**SUPPLIED DATA:**
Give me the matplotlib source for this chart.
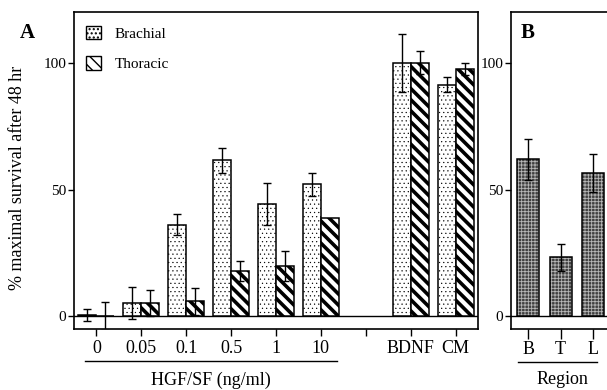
import matplotlib
matplotlib.use("Agg")
import matplotlib.pyplot as plt
import numpy as np
from matplotlib.patches import Patch

plt.rcParams['font.family'] = ['Liberation Serif', 'DejaVu Serif']

# Panel A: HGF/SF dose response
doses = ['0', '0.05', '0.1', '0.5', '1', '10', 'BDNF', 'CM']
brachial = [0.5, 5.3, 36.2, 61.5, 44.3, 52.0, 100.0, 91.3]
brachial_err = [2.5, 6.3, 4.0, 5.0, 8.4, 4.6, 11.5, 3.0]
thoracic = [0.0, 5.3, 5.9, 17.9, 19.9, 38.9, 100.0, 97.5]
thoracic_err = [5.5, 5.0, 5.3, 4.0, 6.0, np.nan, 4.5, 2.5]

# Panel B: region
regions = ['B', 'T', 'L']
region_vals = [61.9, 23.2, 56.4]
region_err = [8.0, 5.5, 7.5]

W, H = 607, 390
fig = plt.figure(figsize=(W / 100, H / 100), dpi=100)
axA = fig.add_axes([74 / W, 61 / H, 404 / W, 317 / H])
axB = fig.add_axes([511 / W, 61 / H, 99 / W, 317 / H])

# positions: leave an empty slot between "10" and the controls
x = np.arange(len(doses), dtype=float)
x[6:] += 1
w = 0.4

dots = '....'
stripes = '\\\\\\'

with plt.rc_context({'hatch.linewidth': 0.35}):
    axA.bar(x - w / 2, brachial, w, facecolor='white', edgecolor='black',
            hatch=dots, linewidth=1.1, zorder=2)
with plt.rc_context({'hatch.linewidth': 2.6}):
    axA.bar(x + w / 2, thoracic, w, facecolor='white', edgecolor='black',
            hatch=stripes, linewidth=1.1, zorder=2)
axA.errorbar(x - w / 2, brachial, yerr=brachial_err, fmt='none', ecolor='black',
             elinewidth=1, capsize=3, capthick=1, zorder=3)
axA.errorbar(x + w / 2, thoracic, yerr=thoracic_err, fmt='none', ecolor='black',
             elinewidth=1, capsize=3, capthick=1, zorder=3)
axA.axhline(0, color='black', lw=1, zorder=1)

axA.set_xlim(-0.5, 8.5)
axA.set_ylim(-5, 120)
axA.set_xticks(np.arange(9))
axA.set_xticklabels(doses[:6] + [''] + doses[6:], fontsize=13)
axA.set_yticks([0, 50, 100])
axA.tick_params(axis='y', labelsize=11, length=4, width=1, pad=1.5)
axA.tick_params(axis='x', length=5, width=1, pad=3)
for s in axA.spines.values():
    s.set_linewidth(1.2)

with plt.rc_context({'hatch.linewidth': 0.35}):
    h1 = Patch(facecolor='white', edgecolor='black', hatch=dots, label='Brachial')
with plt.rc_context({'hatch.linewidth': 2.6}):
    h2 = Patch(facecolor='white', edgecolor='black', hatch=stripes, label='Thoracic')
axA.legend(handles=[h1, h2], loc='upper left', bbox_to_anchor=(-0.005, 1.0),
           frameon=False, fontsize=11, handlelength=1.0, handleheight=1.0,
           labelspacing=1.0, handletextpad=0.9)

# underline + axis title for the doses
axA.plot([-0.25, 5.35], [-0.1, -0.1], color='black', lw=1,
         transform=axA.get_xaxis_transform(), clip_on=False)
fig.text(211 / W, 1 - 380 / H, 'HGF/SF (ng/ml)', ha='center', va='center', fontsize=13)

# Panel B
xb = np.arange(len(regions))
with plt.rc_context({'hatch.linewidth': 0.6}):
    axB.bar(xb, region_vals, 0.68, facecolor='#404040', edgecolor='#b8b8b8',
            hatch='+++++', linewidth=0, zorder=2)
axB.bar(xb, region_vals, 0.68, fill=False, edgecolor='black', linewidth=1.1, zorder=2)
axB.errorbar(xb, region_vals, yerr=region_err, fmt='none', ecolor='black',
             elinewidth=1, capsize=3, capthick=1, zorder=3)
axB.axhline(0, color='black', lw=1, zorder=1)
axB.set_xlim(-0.53, 2.52)
axB.set_ylim(-5, 120)
axB.set_xticks(xb)
axB.set_xticklabels(regions, fontsize=13)
axB.set_yticks([0, 50, 100])
axB.tick_params(axis='y', labelsize=11, length=4, width=1, pad=1.5)
axB.tick_params(axis='x', length=7, width=1, pad=2)
for s in axB.spines.values():
    s.set_linewidth(1.2)
axB.plot([-0.32, 2.12], [-0.104, -0.104], color='black', lw=1,
         transform=axB.get_xaxis_transform(), clip_on=False)
fig.text(562 / W, 1 - 380 / H, 'Region', ha='center', va='center', fontsize=13)

fig.text(18 / W, 1 - 178 / H, '% maximal survival after 48 hr', rotation=90,
         ha='center', va='center', fontsize=13)
fig.text(27 / W, 1 - 33 / H, 'A', fontsize=15, fontweight='bold', ha='center', va='center')
fig.text(528 / W, 1 - 33 / H, 'B', fontsize=15, fontweight='bold', ha='center', va='center')

fig.savefig('out.png', dpi=100)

**DESCRIPTION OF THE TASK:** Starting at the top of the listing above, please restate word for word each line up to and including the one that holds "axA.axhline(0, color='black', lw=1, zorder=1)", omitting every image.

**CORRECT RESULT:**
Give me the matplotlib source for this chart.
import matplotlib
matplotlib.use("Agg")
import matplotlib.pyplot as plt
import numpy as np
from matplotlib.patches import Patch

plt.rcParams['font.family'] = ['Liberation Serif', 'DejaVu Serif']

# Panel A: HGF/SF dose response
doses = ['0', '0.05', '0.1', '0.5', '1', '10', 'BDNF', 'CM']
brachial = [0.5, 5.3, 36.2, 61.5, 44.3, 52.0, 100.0, 91.3]
brachial_err = [2.5, 6.3, 4.0, 5.0, 8.4, 4.6, 11.5, 3.0]
thoracic = [0.0, 5.3, 5.9, 17.9, 19.9, 38.9, 100.0, 97.5]
thoracic_err = [5.5, 5.0, 5.3, 4.0, 6.0, np.nan, 4.5, 2.5]

# Panel B: region
regions = ['B', 'T', 'L']
region_vals = [61.9, 23.2, 56.4]
region_err = [8.0, 5.5, 7.5]

W, H = 607, 390
fig = plt.figure(figsize=(W / 100, H / 100), dpi=100)
axA = fig.add_axes([74 / W, 61 / H, 404 / W, 317 / H])
axB = fig.add_axes([511 / W, 61 / H, 99 / W, 317 / H])

# positions: leave an empty slot between "10" and the controls
x = np.arange(len(doses), dtype=float)
x[6:] += 1
w = 0.4

dots = '....'
stripes = '\\\\\\'

with plt.rc_context({'hatch.linewidth': 0.35}):
    axA.bar(x - w / 2, brachial, w, facecolor='white', edgecolor='black',
            hatch=dots, linewidth=1.1, zorder=2)
with plt.rc_context({'hatch.linewidth': 2.6}):
    axA.bar(x + w / 2, thoracic, w, facecolor='white', edgecolor='black',
            hatch=stripes, linewidth=1.1, zorder=2)
axA.errorbar(x - w / 2, brachial, yerr=brachial_err, fmt='none', ecolor='black',
             elinewidth=1, capsize=3, capthick=1, zorder=3)
axA.errorbar(x + w / 2, thoracic, yerr=thoracic_err, fmt='none', ecolor='black',
             elinewidth=1, capsize=3, capthick=1, zorder=3)
axA.axhline(0, color='black', lw=1, zorder=1)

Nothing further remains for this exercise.